As Ottawa prepares to receive George W. Bush in the next few months, expect lots of lectures about how vital Canada-U.S. trade is and how devastated we’d be if the president were to suddenly shut down the border.
This is designed to convince us of the need to walk on eggshells when he gets here, keep protesters out of sight and perhaps whisk outspoken Liberal MP Carolyn Parrish to an undisclosed location outside the capital.
It will be easy to lose sight of an obvious truth — the U.S. trades with us not because Bush has fond feelings for our political leaders or thinks Canadians are nice people who really like him. It trades with us because it’s in the U.S. interest to do so.
I know this doesn’t fit with the view that world events turn on the rapport between political leaders. We’re told, for instance, that it was Brian Mulroney’s Irish charm that convinced Ronald Reagan to support the Canada-U.S. free-trade deal, the forerunner of NAFTA.
And we’re now told that it’s essential Prime Minister Paul Martin be accommodating so Bush will feel fondly towards Canadians whenever he’s contemplating slamming the border shut.
In fact, Bush has no intention of slamming the border shut. That would cut off his Number 1 source of energy.
Commentators here tend to stress how much bigger and more powerful the U.S. is, and how desperately we want access to the American market. True, but the U.S. desperately wants access to our energy.
Few things are more important to U.S. policymakers — particularly in the Bush administration — than access to energy. Their hopes of remaining the dominant superpower, economically and militarily, hinge on access to this most essential commodity. But there’s a problem.
Notwithstanding images of swaggering Texas oilmen and Jed Clampett’s backyard gusher, the U.S. is short on oil.
It has three per cent of the world’s oil. But, with their voracious energy appetites, Americans consume 25 per cent of the world’s oil. This leaves them heavily dependent on foreign sources. Each year they became more dependent. They now import more than half of all their oil.
This explains why one of the first things Dick Cheney did after assuming the vice-presidency was set up a top-level task force on America’s energy security, chaired by himself.
It also explains why, long before 9/11 and the launching of the “war on terror,” Cheney and other top figures in the Bush administration were focused on Iraq — the largest remaining untapped oil bonanza on Earth.
But their attention also focused northward. Far from the mayhem of the Middle East lie the vast oil and gas reserves of Canada. Such a co-operative little country. So eager to please. Not an insurgent in sight.
Washington has long coveted our ample energy resources, and it scored a huge victory in the early ’90s when it got Ottawa to agree to a provision in NAFTA that prevents us from cutting back our energy exports to the U.S., unless we cut our own consumption by the same amount. So, even if there were a severe oil shortage in parts of Canada, we wouldn’t be allowed to cut oil exports to the U.S. and redirect them to shivering Canadians.
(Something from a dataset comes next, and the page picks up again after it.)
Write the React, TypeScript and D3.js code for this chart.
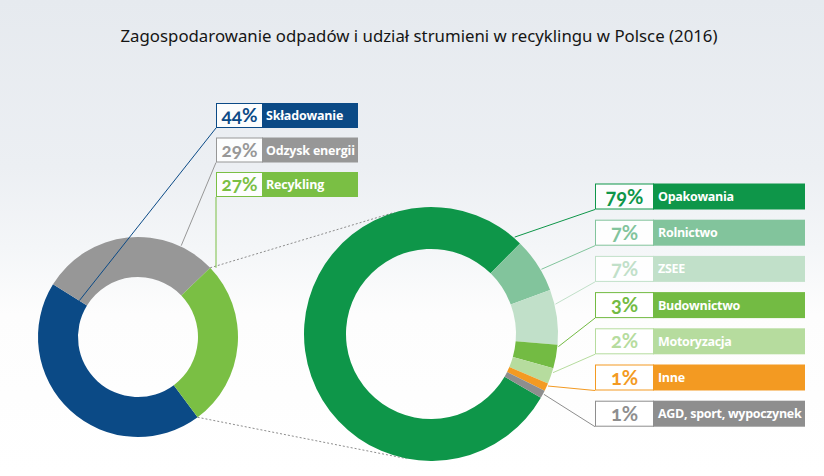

This was a stunning capitulation on Canada’s part. Not that we don’t want to sell our energy south of the border. But why would we be willing to give up our ultimate control over such a precious resource, especially one that may well become scarce in the coming decades?
It’s easy to see why NAFTA was regarded as a breakthrough in the U.S., making Canada its largest and most secure supplier of energy.
So it wasn’t really Mulroney’s Irish charm that won the day. American planners had long dreamed of getting secure access to our energy. Even Reagan could grasp that.
Now the U.S. is back for more. This time it’s pushing for a full continental energy pact, under which, among other things, our electricity grids and environmental review processes could be integrated.
And it looks like Canada is once again likely to oblige.
Canada is currently participating in a task force, along with the U.S. and Mexico, to plan the expansion of NAFTA, including a continental energy pact. The task force includes some of Canada’s most prominent advocates for deeper Canada-U.S. integration, such as former deputy prime Minister John Manley and business lobbyist Tom d’Aquino.
So it looks like the Americans are about to secure even greater access to our energy. And they’ll have done it without sending in a single troop. The only loose cannon they’ll have to face is Parrish.